Conflicts Of Interest After the Yates Memorandum
As we continue to operate under the Yates Memorandum, a number of interesting and difficult issues are sure to develop surrounding internal investigations and individual culpability. Corporate internal investigations have to focus on all potentially culpable individuals.
Many commentators have incorrectly suggested that the Yates Memorandum will not have an impact on corporate internal investigations and the Justice Department’s prosecution of individuals. These commentators are likely to eat their words as changes occur.
Corporation investigators will respond to the Justice Department’s policy by developing more potential cases against individuals. The Justice Department is likely to turn around and bring a greater number of cases against officers, managers and employees.
Along the way, however, corporate investigators are going to face increased challenged from defense counsel for these individuals. The more the corporate investigators can be characterized as conducting an investigation on behalf of, or for the benefit of, the Justice Department, the increased risk that defense counsel may be successful in challenging corporate investigations conducted by outside counsel.
A perfect example of increased risks for investigators is a company’s failure to resolve a potential or actual conflict of interest in failing to ensure that a subject of an investigation has separate counsel to advise the subject during an internal investigation.
Prior to the Yates Memorandum, corporate investigators may collect documents and interview an officer or employee who is suspected of playing a significant role in a scandal. The corporate investigator may interview the subject without ensuring that the subject has separate counsel. Assuming that the corporate investigator is careful and provides the subject with the Upjohn warnings, the corporate investigator may seek to conduct the interview without providing the subject with separate counsel. Based on the documents and the interview, the corporate investigator may determine that the officer or employee may need separate counsel.
Defense counsel for the subject may challenge the use of the initial interview by claiming that the corporate investigator should have provided separate counsel to the subject of the interview. Defense counsel is likely to raise that issue with the court, claiming that the corporate investigator should have assessed the potential or actual conflict based on the documents and other information gathered during the investigation before interviewing the subject.
As more investigations are conducted and individuals are prosecuted, federal judges are likely to become more sensitive to the conduct of internal investigations and potential conflicts of interest when a company is acting as a lead investigator in building a criminal case against an individual officer or employee.
Some judges will step in and some will not, but I expect this issue to come up as defense counsel vigorously fight government prosecutions built on evidence collected during a corporate internal investigation.
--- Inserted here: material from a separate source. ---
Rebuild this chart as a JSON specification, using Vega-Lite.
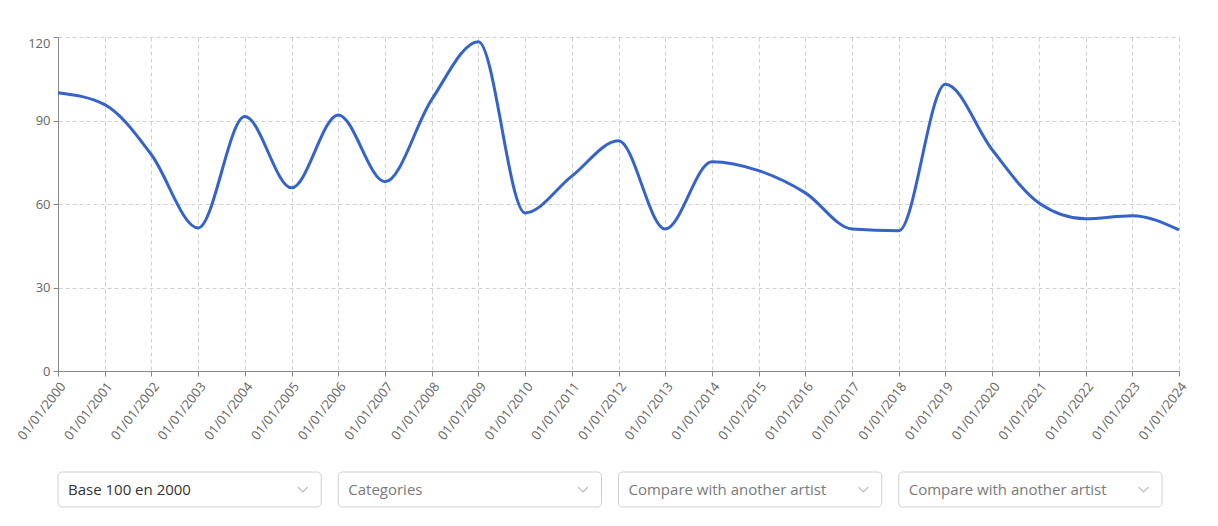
{
  "$schema": "https://vega.github.io/schema/vega-lite/v6.json",
  "padding": {"left": 15, "top": 35, "right": 5, "bottom": 5},
  "bounds": "flush",
  "spacing": 101,
  "config": {
    "view": {"stroke": null},
    "font": "Open Sans"
  },
  "vconcat": [
    {
      "width": 1121,
      "height": 334,
      "data": {
        "values": [
          {"year": 2000, "index": 100},
          {"year": 2001, "index": 95.7},
          {"year": 2002, "index": 77.7},
          {"year": 2003, "index": 51.4},
          {"year": 2004, "index": 91.4},
          {"year": 2005, "index": 65.8},
          {"year": 2006, "index": 92},
          {"year": 2007, "index": 68},
          {"year": 2008, "index": 97.5},
          {"year": 2009, "index": 118.3},
          {"year": 2010, "index": 56.8},
          {"year": 2011, "index": 70},
          {"year": 2012, "index": 82.7},
          {"year": 2013, "index": 51},
          {"year": 2014, "index": 75.2},
          {"year": 2015, "index": 72},
          {"year": 2016, "index": 64},
          {"year": 2017, "index": 51},
          {"year": 2018, "index": 50.4},
          {"year": 2019, "index": 103},
          {"year": 2020, "index": 79.5},
          {"year": 2021, "index": 60.4},
          {"year": 2022, "index": 54.7},
          {"year": 2023, "index": 55.8},
          {"year": 2024, "index": 50.7}
        ]
      },
      "mark": {"type": "line", "interpolate": "monotone", "color": "#3563c9", "strokeWidth": 3},
      "encoding": {
        "x": {
          "field": "year",
          "type": "quantitative",
          "scale": {"domain": [2000, 2024], "nice": false, "zero": false},
          "axis": {
            "title": null,
            "values": [2000, 2001, 2002, 2003, 2004, 2005, 2006, 2007, 2008, 2009, 2010, 2011, 2012, 2013, 2014, 2015, 2016, 2017, 2018, 2019, 2020, 2021, 2022, 2023, 2024],
            "labelExpr": "'01/01/' + datum.value",
            "labelAngle": -52,
            "labelAlign": "right",
            "labelBaseline": "top",
            "labelFontSize": 13,
            "labelColor": "#666",
            "labelPadding": 4,
            "labelOverlap": false,
            "tickSize": 5,
            "tickColor": "#888",
            "domainColor": "#888",
            "gridColor": "#d0d0d0",
            "gridDash": [4, 3]
          }
        },
        "y": {
          "field": "index",
          "type": "quantitative",
          "scale": {"domain": [0, 120], "nice": false},
          "axis": {
            "title": null,
            "values": [0, 30, 60, 90, 120],
            "labelFontSize": 13,
            "labelColor": "#666",
            "labelPadding": 3,
            "labelBaseline": {"expr": "datum.value == 120 ? 'top' : 'middle'"},
            "minExtent": 30,
            "maxExtent": 30,
            "tickSize": 5,
            "tickColor": "#888",
            "domainColor": "#888",
            "gridColor": "#d0d0d0",
            "gridDash": [4, 3]
          }
        }
      }
    },
    {
      "width": 1104,
      "height": 35,
      "data": {
        "values": [
          {"slot": 1, "label": "Base 100 en 2000", "state": "selected"},
          {"slot": 2, "label": "Categories", "state": "placeholder"},
          {"slot": 3, "label": "Compare with another artist", "state": "placeholder"},
          {"slot": 4, "label": "Compare with another artist", "state": "placeholder"}
        ]
      },
      "encoding": {
        "x": {
          "field": "slot",
          "type": "ordinal",
          "scale": {"paddingInner": 0.0607, "paddingOuter": 0},
          "axis": null
        }
      },
      "layer": [
        {
          "mark": {"type": "rect", "fill": "white", "stroke": "#cfcfcf", "strokeWidth": 1, "cornerRadius": 4}
        },
        {
          "mark": {"type": "text", "align": "left", "dx": 10, "fontSize": 15},
          "encoding": {
            "x": {"field": "slot", "type": "ordinal", "bandPosition": 0},
            "text": {"field": "label"},
            "color": {
              "field": "state",
              "type": "nominal",
              "scale": {"domain": ["selected", "placeholder"], "range": ["#333333", "#7a7a7a"]},
              "legend": null
            }
          }
        },
        {
          "mark": {"type": "point", "shape": "M-1,-0.5L0,0.5L1,-0.5", "filled": false, "stroke": "#b8b8b8", "strokeWidth": 1.2, "size": 92, "opacity": 1},
          "encoding": {
            "x": {"field": "slot", "type": "ordinal", "bandPosition": 0.93}
          }
        }
      ]
    }
  ]
}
It is inevitable that such challenges will occur, and the potential conflict issue will be one that defense counsel naturally will consider.
We have seen the beginning of this phenomenon in analogous circumstances. In the Bridgegate case in New Jersey, defense counsel for individuals have sought the notes of internal investigators claiming that the notes may contain inconsistent statements and other evidence that may exculpate the defendants.
Judges are likely to see government prosecutions of individuals based on evidence largely collected from corporate internal investigations. Judges will want to make sure that these investigations are conducted fairly and without trampling individual rights to effective assistance of counsel.
Going forward, companies should evaluate their internal investigation policies and practices recognizing that they are likely to be scrutinized by judges and challenged more often by defense counsel.